The German episcopate stood divided. While bishops loyal to Gregory held a synod in Quedlinburg, at which they denounced and condemned the antipope, those who supported Henry approved at Mainz the deposition of Gregory and the elevation of Guibert (1085). This conflict continued even after the death of the great Gregory (25 May, 1085), during the entire reigns of whose successors, Victor III, Urban II, and Paschal II, Guibert figured as the antipope of Henry and his party. Victor III, who was elected after a prolonged vacancy caused by the critical position of the Church in Rome, was compelled, eight days after his coronation in St. Peter's (3 May, 1087), to fly from Rome before the partisans of Guibert. The latter were in turn assailed by the troops of Countess Matilda, and entrenched themselves in the Pantheon. The succeeding pope, Urban II (1088-1099), was at one time master of Rome, but he was afterwards driven from the city by the adherents of Guibert, and sought refuge in Lower Italy and in France. In June, 1089, at a pseudo-synod held in Rome, the antipope declared invalid the decree of excommunication launched against Henry, and various charges were made against the supporters of the legitimate pope. Still, the years which followed brought to Urban ever-increasing prestige, while Henry IV's power and influence were more and more on the wane. The greater part of the city of Rome was captured by an army of crusaders under Count Hugh of Vermandois, brother of the King of France. The party of Guibert retained only the castle of Sant' Angelo, and even this in 1098 fell into the hands of the papal champion. Guibert's influence, after Henry IV's withdrawal from Italy, was virtually confined to Ravenna and a few other districts of Northern Italy. He repaired to Albano after the accession of Paschal II (1099-1118), hoping again to become master of Rome, but he was compelled to withdraw. He reached Cività Castellana, where he died on 8 September, 1100. His followers, it is true, elected another antipope, Bishop Theodorus of S. Rufina, who, however, never held any real power. (Compare also the articles GREGORY VII; VICTOR III; URBAN II; and PASCHAL II.)
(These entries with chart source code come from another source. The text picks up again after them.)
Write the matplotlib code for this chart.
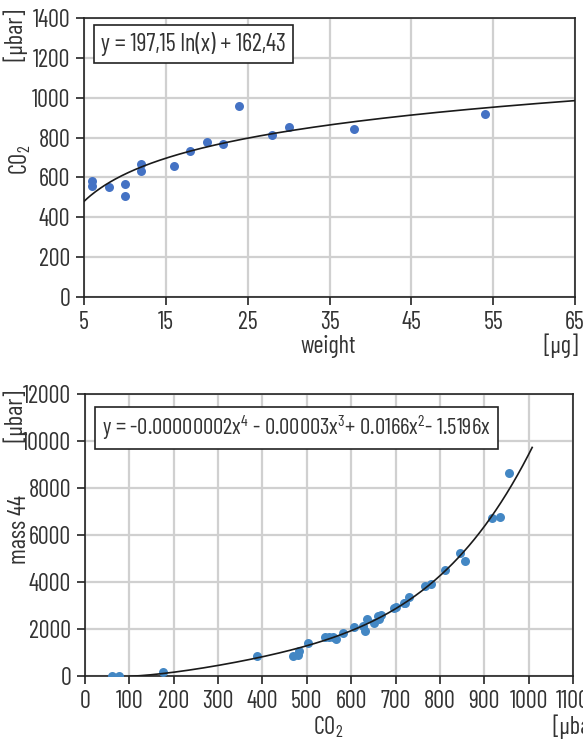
import numpy as np
import matplotlib
matplotlib.use("Agg")
import matplotlib.pyplot as plt

# ---------------- data ----------------
weight = [6, 6, 8, 10, 10, 12, 12, 16, 18, 20, 22, 24, 28, 30, 38, 54]
co2_top = [582, 558, 550, 565, 505, 666, 634, 659, 731, 780, 766, 956, 812, 855, 845, 917]
log_a, log_b = 197.15, 162.43

co2_bot = [61, 76, 176, 387, 468, 480, 482, 503, 540, 551, 558, 565, 581, 607, 626, 631,
           635, 651, 660, 663, 667, 696, 700, 719, 722, 730, 766, 781, 812, 845, 857,
           917, 936, 956]
mass44 = [0, 0, 185, 866, 852, 895, 1080, 1420, 1647, 1676, 1676, 1590, 1816, 2080, 2120, 1900,
          2440, 2270, 2550, 2442, 2580, 2880, 2950, 3100, 3096, 3380, 3834, 3934, 4502, 5226, 4913,
          6703, 6760, 8620]

top_xticks = [5, 15, 25, 35, 45, 55, 65]
top_yticks = [0, 200, 400, 600, 800, 1000, 1200, 1400]
bot_xticks = [0, 100, 200, 300, 400, 500, 600, 700, 800, 900, 1000, 1100]
bot_yticks = [0, 2000, 4000, 6000, 8000, 10000, 12000]

# ---------------- fonts ----------------
font = "Barlow Condensed"
plt.rcParams["font.family"] = [font, "Roboto Condensed", "DejaVu Sans"]
plt.rcParams["font.weight"] = "normal"
plt.rcParams["mathtext.fontset"] = "custom"
plt.rcParams["mathtext.rm"] = font
plt.rcParams["mathtext.it"] = font
plt.rcParams["mathtext.default"] = "rm"
TXT = "#333333"
FS = 17.5

W, H = 583, 739
fig = plt.figure(figsize=(W / 100, H / 100), dpi=100)


def ax_rect(l, r, t, b):
    return [l / W, 1 - b / H, (r - l) / W, (b - t) / H]


def style(ax):
    ax.grid(True, color="#d0d0d0", linewidth=1.6)
    ax.set_axisbelow(True)
    for s in ax.spines.values():
        s.set_color("#222222")
        s.set_linewidth(1.2)
    ax.tick_params(direction="out", length=6, width=1.2, color="#222222",
                   labelsize=FS, labelcolor=TXT, pad=4)


# ---------------- top plot ----------------
ax1 = fig.add_axes(ax_rect(84, 575, 18, 297))
style(ax1)
ax1.scatter(weight, co2_top, s=42, color="#4472C4", zorder=3, linewidths=0)
xs = np.linspace(5, 65, 300)
ax1.plot(xs, log_a * np.log(xs) + log_b, color="#1a1a1a", linewidth=1.2, zorder=4)
ax1.set_xlim(5, 65)
ax1.set_ylim(0, 1400)
ax1.set_xticks(top_xticks)
ax1.set_yticks(top_yticks)
ax1.text(0.035, 0.95, "y = 197,15 ln(x) + 162,43", transform=ax1.transAxes,
         fontsize=FS, color=TXT, va="top", ha="left",
         bbox=dict(boxstyle="square,pad=0.28", fc="white", ec="#222222", lw=1.2))

fig.text(15 / W, 1 - 35 / H, "[μbar]", rotation=90, ha="center", va="center",
         fontsize=FS, color=TXT)
fig.text(20 / W, 1 - 160 / H, "CO$_2$", rotation=90, ha="center", va="center",
         fontsize=FS, color=TXT)
fig.text(328 / W, 1 - 346 / H, "weight", ha="center", va="center", fontsize=FS, color=TXT)
fig.text(578 / W, 1 - 346 / H, "[μg]", ha="right", va="center", fontsize=FS, color=TXT)

# ---------------- bottom plot ----------------
ax2 = fig.add_axes(ax_rect(85, 573, 394, 676))
style(ax2)
ax2.scatter(co2_bot, mass44, s=42, color="#4387C4", zorder=3, linewidths=0)
xb = np.array(co2_bot, float)
yb = np.array(mass44, float)
A = np.vstack([xb ** 4, xb ** 3, xb ** 2, xb]).T
coef = np.linalg.lstsq(A, yb, rcond=None)[0]
xc = np.linspace(100, 1008, 300)
yc = coef[0] * xc ** 4 + coef[1] * xc ** 3 + coef[2] * xc ** 2 + coef[3] * xc
ax2.plot(xc, yc, color="#1a1a1a", linewidth=1.2, zorder=4)
ax2.set_xlim(0, 1100)
ax2.set_ylim(0, 12000)
ax2.set_xticks(bot_xticks)
ax2.set_yticks(bot_yticks)
ax2.text(0.035, 0.93,
         "y = -0.00000002x$^{4}$ - 0.00003x$^{3}$+ 0.0166x$^{2}$- 1.5196x",
         transform=ax2.transAxes, fontsize=16.5, color=TXT, va="top", ha="left",
         bbox=dict(boxstyle="square,pad=0.3", fc="white", ec="#222222", lw=1.2))

fig.text(15 / W, 1 - 416 / H, "[μbar]", rotation=90, ha="center", va="center",
         fontsize=FS, color=TXT)
fig.text(20 / W, 1 - 530 / H, "mass 44", rotation=90, ha="center", va="center",
         fontsize=FS, color=TXT)
fig.text(328 / W, 1 - 727 / H, "CO$_2$", ha="center", va="center", fontsize=FS, color=TXT)
fig.text(552 / W, 1 - 727 / H, "[μbar]", ha="left", va="center", fontsize=FS, color=TXT)

fig.savefig("out.png", dpi=100)
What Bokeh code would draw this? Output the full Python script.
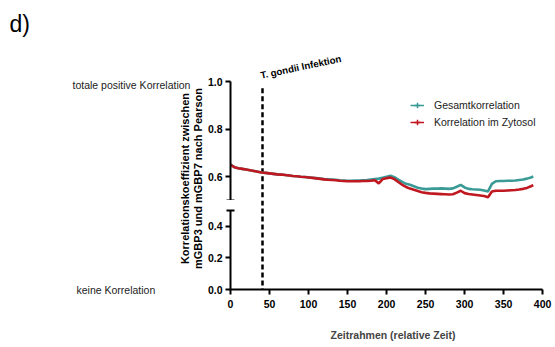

Libelli de lite Imperatorum et Pontificum saec. XI et XII conscripti in Mon. Germ, hist. (3 vols., Hanover, 1890-1897); JAFFÉ, Regesta Romanorum Pontif., 2nd ed., I, 649-55; KÖHNCKE, Wibert von Ravenna (Leipzig, 1888); HEFELE, Konziliengesch., 2nd ed., V, 20 sqq.; HERGENRÖTHER AND KIRSCH, Kirchengesch., 4th ed., II, 346 sqq.: cf. also the bibliography given under the articles mentioned above.